My name is Joel Speranza, and I’m a maths, digital technology and accounting teacher. I’ve been producing video content, including flipped classroom lessons, for use in my classroom for 3 years now. In that time I’ve made approximately 1,000 videos. This means I’ve made about 1 video a day since I started.
I know, that sounds like a lot doesn’t it? Don’t worry, it’s really not as difficult as you imagine.
I used to be terrified of making videos. I had no idea how to do it, I was terrified of having my face and my voice on screen. But after one too many students came in saying, “Did I miss anything yesterday?” I decided to gather up my courage and make my first video.
You can watch this video below.
There is so much wrong with this video. The sound is terrible, I can barely look at the camera, the camera keeps losing focus. The whole thing is a mess. You might think it’s a failure. But…
My students loved it! For the first time, they had true control over their own learning. They could pause the video if they were having trouble, or rewind it if they didn’t understand something. As the the final exam approached, students could re-watch the video to help them revise. Parents even got in on the act, learning the content anew and helping their children to learn.
I used to be terrified of making videos. I had no idea how to do it, I was terrified of having my face and my voice on screen.
This total control has only been possible in recent years with class sets of laptops or 1:1 schools. No longer do we need to wheel the TV trolley in and have all our students watching one screen. If students have their own screen, they can learn at their own pace.
Creating Your Own Flipped Lessons
Creating your own flipped lessons is simple. Just point your webcam or mobile phone camera at yourself, press record and start teaching. Upload to ClickView and share with your students. It really is as simple as that.
I’d like to stress now that the quality of your video production or the way that you do it really doesn’t matter. Students just want to learn, and they don’t care how fancy the production values are. I make videos in all sorts of ways. Here’s a little “highlight reel” to give you some ideas.

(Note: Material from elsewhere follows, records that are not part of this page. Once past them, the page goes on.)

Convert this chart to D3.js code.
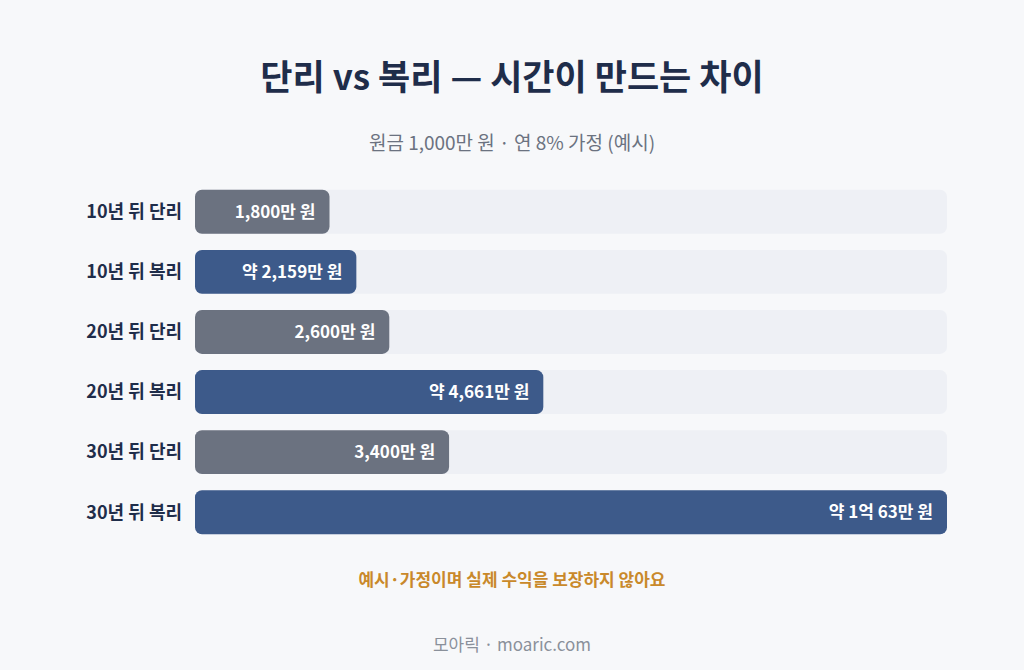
<!DOCTYPE html>
<html><head><meta charset="utf-8">
<script src="https://cdn.jsdelivr.net/npm/d3@7"></script>
<style>body{margin:0;background:#f7f8fa;}svg{display:block;font-family:"Noto Sans CJK KR","Noto Sans",sans-serif;}</style>
</head><body><svg id="c" width="1024" height="670"></svg>
<script>
const categories=["10년 뒤 단리","10년 뒤 복리","20년 뒤 단리","20년 뒤 복리","30년 뒤 단리","30년 뒤 복리"];
const values=[1800,2159,2600,4661,3400,10063];
const kinds=["simple","compound","simple","compound","simple","compound"];
const valueLabels=["1,800만 원","약 2,159만 원","2,600만 원","약 4,661만 원","3,400만 원","약 1억 63만 원"];
const svg=d3.select("#c");
svg.append("rect").attr("width",1024).attr("height",670).attr("fill","#f7f8fa");
svg.append("text").attr("x",512).attr("y",90).attr("text-anchor","middle").attr("font-size",35).attr("font-weight",700).attr("fill","#1f2d4a").text("단리 vs 복리 — 시간이 만드는 차이");
svg.append("text").attr("x",512).attr("y",150).attr("text-anchor","middle").attr("font-size",19).attr("fill","#6b7280").text("원금 1,000만 원 · 연 8% 가정 (예시)");
const x=d3.scaleLinear().domain([0,d3.max(values)]).range([195,947]);
const y=d3.scaleBand().domain(categories).range([182,542]).paddingInner(0.27).paddingOuter(0.13);
const col={simple:"#6b7280",compound:"#3d5a8a"};
const g=svg.append("g");
categories.forEach((c,i)=>{
  const yy=y(c),h=y.bandwidth();
  g.append("rect").attr("x",x(0)).attr("y",yy).attr("width",x.range()[1]-x(0)).attr("height",h).attr("rx",7).attr("fill","#eef0f5");
  g.append("rect").attr("x",x(0)).attr("y",yy).attr("width",x(values[i])-x(0)).attr("height",h).attr("rx",7).attr("fill",col[kinds[i]]);
  g.append("text").attr("x",182).attr("y",yy+h/2).attr("dy","0.35em").attr("text-anchor","end").attr("font-size",18).attr("font-weight",700).attr("fill","#1f2d4a").text(c);
  g.append("text").attr("x",x(values[i])-14).attr("y",yy+h/2).attr("dy","0.35em").attr("text-anchor","end").attr("font-size",17).attr("font-weight",700).attr("fill","#fff").text(valueLabels[i]);
});
svg.append("text").attr("x",512).attr("y",586).attr("text-anchor","middle").attr("font-size",17).attr("font-weight",700).attr("fill","#c9892a").text("예시·가정이며 실제 수익을 보장하지 않아요");
svg.append("text").attr("x",512).attr("y",651).attr("text-anchor","middle").attr("font-size",17).attr("fill","#8a909a").text("모아릭 · moaric.com");
</script></body></html>
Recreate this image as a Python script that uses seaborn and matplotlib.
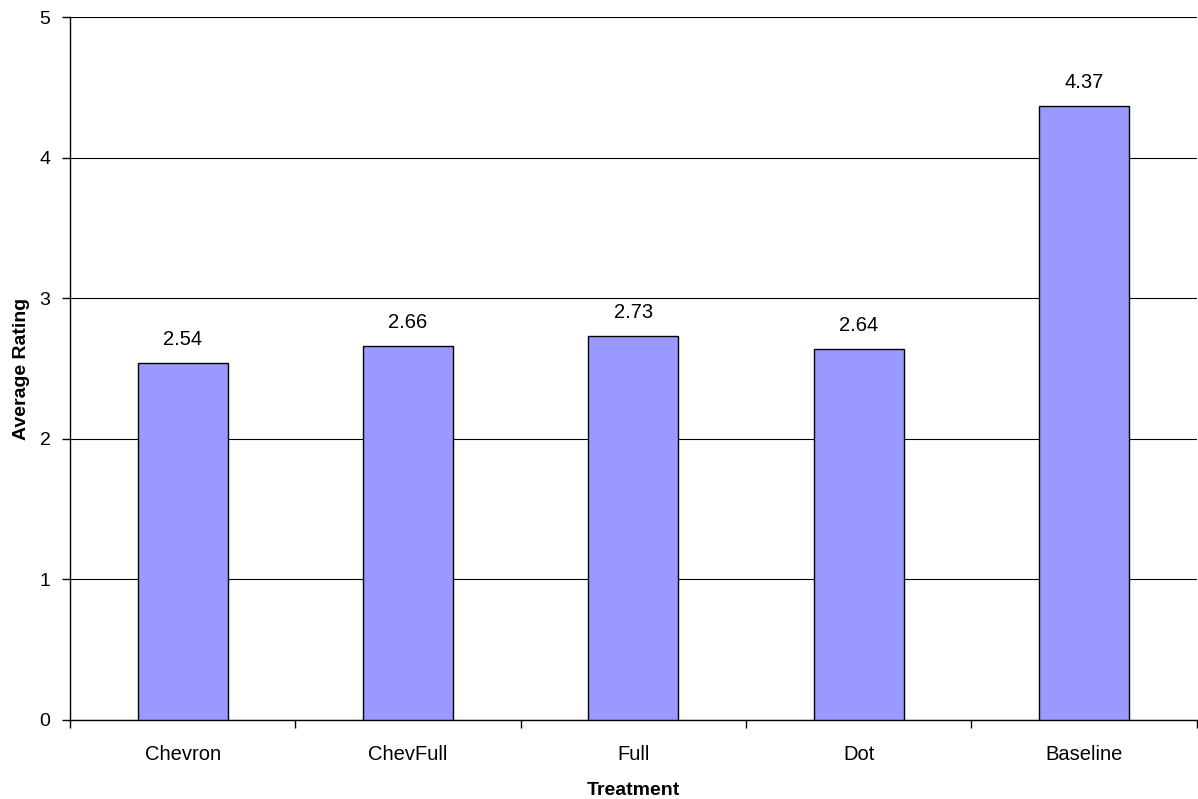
import numpy as np
import pandas as pd
import matplotlib
matplotlib.use("Agg")
import matplotlib.pyplot as plt
import seaborn as sns

# Data
treatments = ["Chevron", "ChevFull", "Full", "Dot", "Baseline"]
ratings = [2.54, 2.66, 2.73, 2.64, 4.37]

df = pd.DataFrame({"Treatment": treatments, "Average Rating": ratings})

sns.set_theme(style="white")
plt.rcParams["font.family"] = ["Liberation Sans", "DejaVu Sans"]
plt.rcParams["text.color"] = "black"
plt.rcParams["axes.labelcolor"] = "black"
plt.rcParams["xtick.color"] = "black"
plt.rcParams["ytick.color"] = "black"

fig = plt.figure(figsize=(11.98, 7.99), dpi=100)
ax = fig.add_axes([0.0584, 0.0989, 0.9406, 0.8798])

sns.barplot(data=df, x="Treatment", y="Average Rating", color="#9999FF",
            saturation=1, width=0.4, edgecolor="black", linewidth=1, ax=ax, zorder=3)

for i, v in enumerate(ratings):
    ax.text(i, v + 0.1, f"{v:.2f}", ha="center", va="bottom", fontsize=14.5, color="black")

ax.set_ylim(0, 5)
ax.set_xlim(-0.5, len(treatments) - 0.5)
ax.set_yticks(range(0, 6))
ax.yaxis.grid(True, color="black", linewidth=0.8)
ax.set_axisbelow(True)

# ticks on the category boundaries
ax.set_xticks(np.arange(-0.5, len(treatments), 1), minor=True)
ax.tick_params(axis="x", which="major", length=0, pad=18, labelsize=14.5)
ax.tick_params(axis="x", which="minor", direction="out", length=6, width=1, color="black", bottom=True)
ax.tick_params(axis="y", direction="out", length=6, width=1, color="black", left=True, labelsize=14, pad=8)

for s in ["top", "right"]:
    ax.spines[s].set_visible(False)
for s in ["left", "bottom"]:
    ax.spines[s].set_color("black")
    ax.spines[s].set_linewidth(1)

ax.set_xlabel("Treatment", fontsize=14, fontweight="bold", labelpad=13)
ax.set_ylabel("Average Rating", fontsize=14, fontweight="bold", labelpad=7)

fig.savefig("out.png", dpi=100)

Here’s what I’m getting at. The video revolution has happened fast, with cheap video cameras, internet fast enough to handle video, easy video uploading and a screen for every student. It has happened so fast that many of us haven’t realised how easy it is to make and share a video to our class.
As teachers, we use all of the tools available to us to create the best learning experience for our students. Now, for the first time ever, making your own video is just another tool that you can use.
Give it a try. The first one is the hardest, after that, the rest is easy.